2. The Godfather (1972)
Based on Mario Puzo’s best-selling 1969 novel of the same name, people dismissed the film as just another mafia flick when they first heard about it but everything changed when audiences witnessed Coppola’s epic about American crime and the complicated issues it explored. Since then, it has become the definitive work of the genre and the yardstick against which every other crime film is measured (often unfavourably).
The film revolves around the Corleone crime family, headed by the patriarch Vito Corleone (Marlon Brando), and shows how one of his sons (Al Pacino) rises to the occasion and becomes a ruthless Mafia boss himself. The film won the Oscars for Best Picture, Best Actor (Brando), and Best Adapted Screenplay (for Puzo and Coppola) and is correctly regarded as one of the most influential films of all time.

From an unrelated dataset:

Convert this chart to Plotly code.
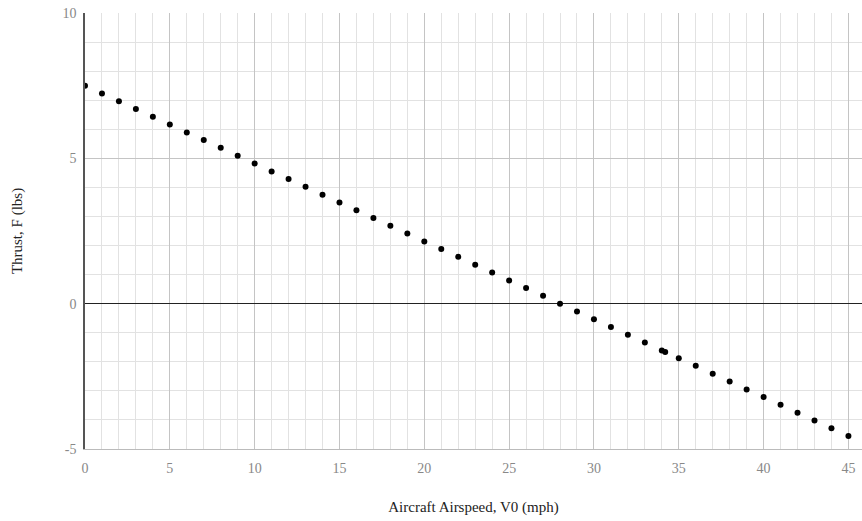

Coppola said, “The Mafia was romanticised in the book. And I was filming that book. To do a film about my real opinion of the Mafia would be another thing altogether. But it’s a mistake to think I was making a film about the Mafia. Godfather Part I is a romance about a king with three sons.

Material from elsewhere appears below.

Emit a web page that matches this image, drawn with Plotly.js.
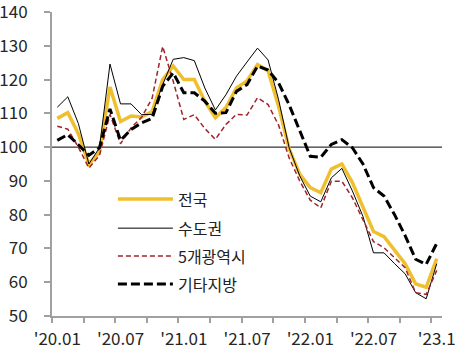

“It is a film about power. It could have been the Kennedys. The whole idea of a family living in a compound—that was all based on Hyannisport. Remember, it wasn’t a documentary about Mafia chief Vito Genovese. It was Marlon Brando with Kleenex in his mouth.”
1. Apocalypse Now (1979)
Loosely based on Joseph Conrad’s famous 1902 novella Heart of Darkness, Francis Ford Coppola’s 1979 epic Apocalypse Now is arguably the most ambitious project in his extensive filmmaking career. It is a retelling of the problematic source text in the context of the Vietnam War which allegorically deconstructs the evils of American interference, colonialism and the human capacity for unabashed hatred.
“What is considered avant-garde in one moment, 20 years later is used for wallpaper and becomes part of the culture. It seemed that’s what had happened with [Apocalypse Now],” Coppola said. “When I was making this, I didn’t carry a script around. I carried a green Penguin paperback copy of Heart of Darkness with all my underlining in it. I made the movie from that.”